We walked out of the museum and found ourselves in the Tuileries Gardens. Little did I know that this path would set the tone for the rest of our summer.
Slinging wet pea stones in their wake, both children raced down the garden path to the man with the toy boat cart. They begged for a boat. Exhausted, I collapsed on a chair by the concrete pool. I knew there was a lot more of Paris to see over the next five days, and I suppressed the nagging guilt I felt about ‘giving up’ for the afternoon.
It was two Euros to rent a boat for an hour. The children were given a pole and a boat with a sail. The French-speaking boat peddler, a strange but satisfyingly friendly cross between a gentle grandfather and a homeless man, was accommodating, letting the children choose their boat, suggesting the fastest boats among his collection, and helping them with their first launch.
At that moment, although I wanted to keep hating Paris, I felt my grip loosening. This distaste had taken years to cultivate. I wouldn’t even deign a meal in a French restaurant back home if I could avoid it. It was simply a principal to me now: a snobbery about being snobby.
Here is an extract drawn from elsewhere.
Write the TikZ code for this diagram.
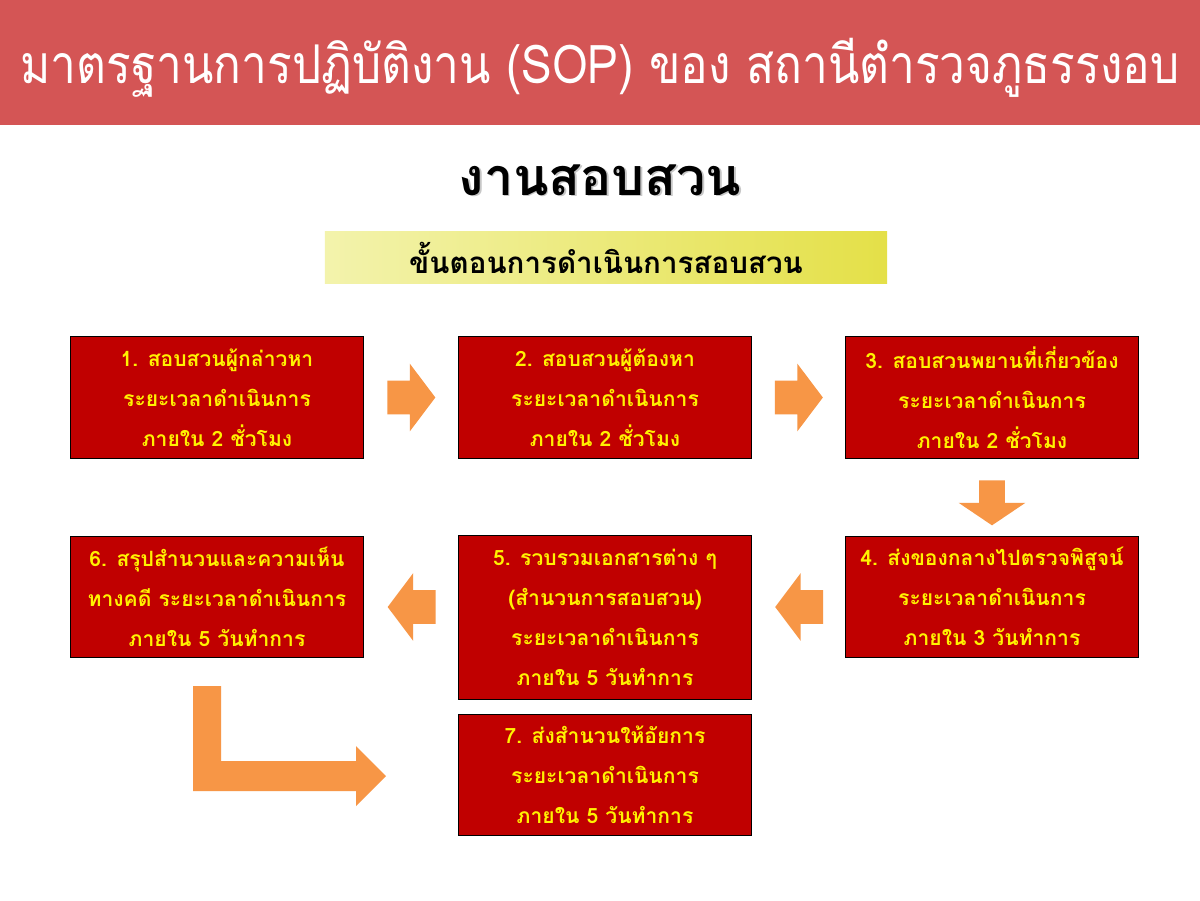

But this moment challenged every bit of Paris that I found detestable. It was friendly, accommodating, and an undeniably good deal. I had more than two content children, a reclining chair by the fountain, and a spectacular view in every direction. As I sat there for the afternoon, sometimes lost in my thoughts and much of the time thinking nothing at all, I realized I had never let myself completely go in Paris. I had posed for pictures in front of the Eiffel Tower, bartered for the prerequisite Eiffel Tower key rings, and had hung on to a Sorbonne University t-shirt, buried somewhere in my bottom drawer at home. But I had never released my Type A American intensity to become a part of the scenery.
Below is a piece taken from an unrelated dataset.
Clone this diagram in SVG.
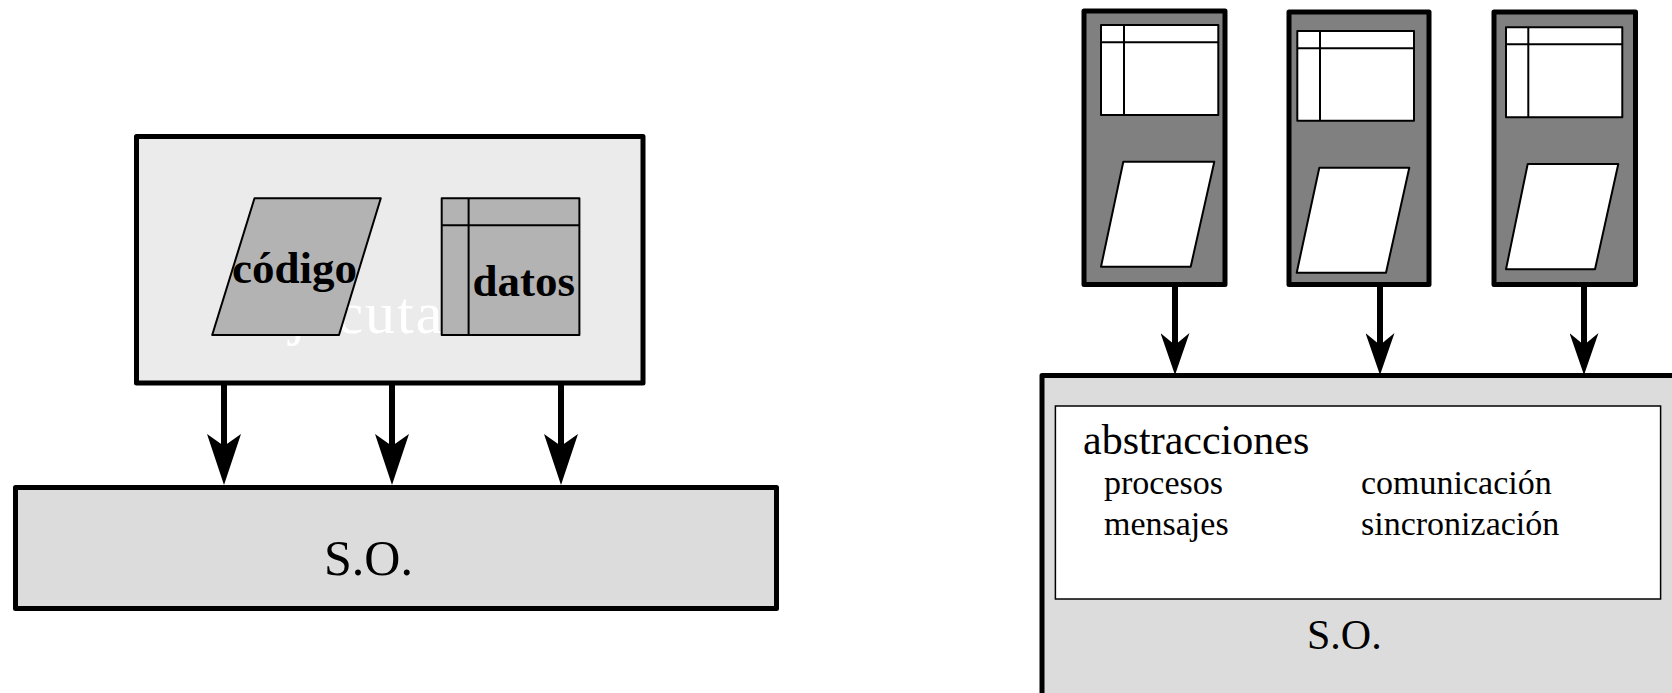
<svg xmlns="http://www.w3.org/2000/svg" width="1672" height="693" viewBox="0 0 1672 693">
<defs>
<style>
.box{stroke:#000;stroke-width:5;stroke-linejoin:round}
.thin{stroke:#000;stroke-width:2;fill:none}
.shape{stroke:#000;stroke-width:2;stroke-linejoin:round}
.conn{stroke:#000;stroke-width:6;fill:none}
.serif{font-family:"Liberation Serif","Times New Roman",serif}
.bold{font-weight:bold;font-size:45px}
</style>
<marker id="ahL" markerUnits="userSpaceOnUse" markerWidth="52" markerHeight="34" viewBox="0 0 52 34" refX="12" refY="17" orient="auto">
<path d="M0,0 L51,17 L0,34 L12,17 Z" fill="#000"/>
</marker>
<marker id="ahR" markerUnits="userSpaceOnUse" markerWidth="43" markerHeight="29" viewBox="0 0 43 29" refX="12" refY="14.5" orient="auto">
<path d="M0,0 L42,14.5 L0,29 L12,14.5 Z" fill="#000"/>
</marker>
</defs>
<rect width="1672" height="693" fill="#fff"/>

<g id="programa">
<rect class="box" x="136.5" y="136.5" width="506.5" height="246.5" fill="#ebebeb"/>
<text class="serif" x="260.5" y="333" font-size="60" letter-spacing="2" fill="#fff">ejecutable</text>
</g>
<g id="codigo">
<polygon class="shape" points="254.5,198.2 380.8,198.2 339,335 212.2,335" fill="#b3b3b3"/>
<text class="serif bold" x="232" y="283">código</text>
</g>
<g id="datos">
<rect class="shape" x="441.7" y="198.2" width="137.7" height="136.8" fill="#b3b3b3"/>
<line class="thin" x1="468.6" y1="198.2" x2="468.6" y2="335"/>
<line class="thin" x1="441.7" y1="225.2" x2="579.4" y2="225.2"/>
<text class="serif bold" x="472.5" y="296">datos</text>
</g>
<g id="so-left">
<rect class="box" x="15.5" y="487.5" width="761" height="121" fill="#dcdcdc"/>
<text class="serif" x="324" y="575" font-size="50">S.O.</text>
</g>

<g id="proc1">
<rect class="box" x="1084" y="11" width="141" height="273.5" fill="#808080"/>
<rect class="shape" x="1101" y="25" width="117.3" height="90" fill="#fff"/>
<line class="thin" x1="1124" y1="25" x2="1124" y2="115"/>
<line class="thin" x1="1101" y1="42.3" x2="1218.3" y2="42.3"/>
<polygon class="shape" points="1123.3,161.7 1214.3,161.7 1190.7,266.7 1101,266.7" fill="#fff"/>
</g>
<g id="proc2">
<rect class="box" x="1289" y="12" width="140" height="272.5" fill="#808080"/>
<rect class="shape" x="1297.3" y="31" width="116.7" height="89.7" fill="#fff"/>
<line class="thin" x1="1320" y1="31" x2="1320" y2="120.7"/>
<line class="thin" x1="1297.3" y1="48.3" x2="1414" y2="48.3"/>
<polygon class="shape" points="1319.3,167.7 1409.3,167.7 1386,272.7 1296.7,272.7" fill="#fff"/>
</g>
<g id="proc3">
<rect class="box" x="1494" y="12" width="141.5" height="272.5" fill="#808080"/>
<rect class="shape" x="1506" y="27.3" width="116.3" height="90" fill="#fff"/>
<line class="thin" x1="1528.3" y1="27.3" x2="1528.3" y2="117.3"/>
<line class="thin" x1="1506" y1="44.3" x2="1622.3" y2="44.3"/>
<polygon class="shape" points="1527.7,164 1618.3,164 1595,269.3 1506,269.3" fill="#fff"/>
</g>
<g id="so-right">
<rect class="box" x="1042" y="375.5" width="640" height="330" fill="#dcdcdc"/>
<rect x="1055.4" y="406" width="605.2" height="193" fill="#fff" stroke="#000" stroke-width="1.5"/>
<g class="serif">
<text x="1083" y="454" font-size="42">abstracciones</text>
<text x="1104" y="494" font-size="34">procesos</text>
<text x="1104" y="535" font-size="34">mensajes</text>
<text x="1361" y="494" font-size="34">comunicación</text>
<text x="1361" y="535" font-size="34">sincronización</text>
<text x="1307" y="649" font-size="42">S.O.</text>
</g>
</g>

<g id="connectors">
<line class="conn" x1="224" y1="385" x2="224" y2="446" marker-end="url(#ahL)"/>
<line class="conn" x1="392" y1="385" x2="392" y2="446" marker-end="url(#ahL)"/>
<line class="conn" x1="561" y1="385" x2="561" y2="446" marker-end="url(#ahL)"/>
<line class="conn" x1="1175" y1="286" x2="1175" y2="345" marker-end="url(#ahR)"/>
<line class="conn" x1="1380" y1="286" x2="1380" y2="345" marker-end="url(#ahR)"/>
<line class="conn" x1="1584" y1="286" x2="1584" y2="345" marker-end="url(#ahR)"/>
</g>
</svg>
As I melted into the background of tourists photos, I began to see how unimaginably beautiful the city was. How had I missed this on my visits to Paris? I started to look around, to notice the architecture. I absorbed the dampness of the gardens, imbued with the graceful sculptures and aged trees that have literally seen history unfold. And as I sat there, I even began to dismiss the quirky ways of the Parisians, and appreciate the annoyance of the pandering demanded by tourists.
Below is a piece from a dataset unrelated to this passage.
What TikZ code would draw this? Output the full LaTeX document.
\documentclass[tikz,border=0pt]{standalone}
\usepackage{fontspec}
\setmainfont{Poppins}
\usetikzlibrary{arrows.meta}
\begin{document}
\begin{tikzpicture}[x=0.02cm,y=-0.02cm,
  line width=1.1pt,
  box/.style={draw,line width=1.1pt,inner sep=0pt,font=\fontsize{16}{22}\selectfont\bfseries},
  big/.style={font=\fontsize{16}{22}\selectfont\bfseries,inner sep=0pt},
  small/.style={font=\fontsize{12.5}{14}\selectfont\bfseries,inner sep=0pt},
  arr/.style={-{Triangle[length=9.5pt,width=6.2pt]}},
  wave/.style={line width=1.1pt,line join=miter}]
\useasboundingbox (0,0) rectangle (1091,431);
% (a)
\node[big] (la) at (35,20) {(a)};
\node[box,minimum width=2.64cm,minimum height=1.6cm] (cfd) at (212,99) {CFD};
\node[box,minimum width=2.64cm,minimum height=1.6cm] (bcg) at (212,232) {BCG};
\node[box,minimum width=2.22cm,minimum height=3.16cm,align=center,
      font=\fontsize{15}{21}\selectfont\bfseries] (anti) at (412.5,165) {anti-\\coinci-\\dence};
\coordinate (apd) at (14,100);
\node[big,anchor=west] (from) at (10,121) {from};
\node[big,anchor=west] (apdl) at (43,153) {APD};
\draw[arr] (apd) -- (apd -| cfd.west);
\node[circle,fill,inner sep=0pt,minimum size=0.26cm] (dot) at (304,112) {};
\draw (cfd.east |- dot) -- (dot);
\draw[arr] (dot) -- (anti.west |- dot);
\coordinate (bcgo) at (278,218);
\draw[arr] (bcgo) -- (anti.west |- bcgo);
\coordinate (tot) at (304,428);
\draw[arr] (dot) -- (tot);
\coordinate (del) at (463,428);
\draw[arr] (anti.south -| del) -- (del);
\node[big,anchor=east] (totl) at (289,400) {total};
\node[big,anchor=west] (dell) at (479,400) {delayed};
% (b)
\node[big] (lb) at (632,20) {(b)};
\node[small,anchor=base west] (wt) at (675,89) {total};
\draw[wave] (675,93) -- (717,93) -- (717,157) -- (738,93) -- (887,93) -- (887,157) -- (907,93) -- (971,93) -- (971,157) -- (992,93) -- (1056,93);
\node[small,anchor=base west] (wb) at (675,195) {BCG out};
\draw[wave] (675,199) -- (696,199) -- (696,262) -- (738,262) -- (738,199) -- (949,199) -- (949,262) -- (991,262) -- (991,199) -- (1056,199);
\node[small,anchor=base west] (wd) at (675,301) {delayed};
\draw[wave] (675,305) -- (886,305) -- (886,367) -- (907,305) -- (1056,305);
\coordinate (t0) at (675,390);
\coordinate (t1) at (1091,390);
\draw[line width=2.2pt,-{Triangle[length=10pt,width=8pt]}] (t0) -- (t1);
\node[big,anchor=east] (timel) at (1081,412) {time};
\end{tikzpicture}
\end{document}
Of course, it did rain for a few minutes that afternoon, but somehow it didn’t matter. The wind and brief moments of pelting rain made the boating all that much more exciting.
I realized that traveling with children affords a certain amount of freedom. Freedom to sit and watch the street performers instead of wandering through high-ceilinged galleries. Freedom to eat crepes for lunch. Freedom to skip the afternoon at the Louvre with the great masters, and instead, become one of the scenes of the great masters: Boy Pushing Boat at Fountain.
As I sat there, I also realized I had never really thought of the goal of our trip. After all, what goal do you need when you’ll be spending the summer in Europe? Pictures of us for the Christmas card in front of the Eiffel Tower, the Grand Canal, and at the top of the Alps? But maybe it was about more. As I watched tourists take photos of children, my children, push-boating in the fountain, maybe this trip was destined to be one where we didn’t see everything, but we instead became a part of everything.
I never did make it into the Musee d’Orsay that afternoon, but I did make the conscious choice to become a part of every place we visited. No check lists, ‘top ten’ lists, or ‘must see’ sights.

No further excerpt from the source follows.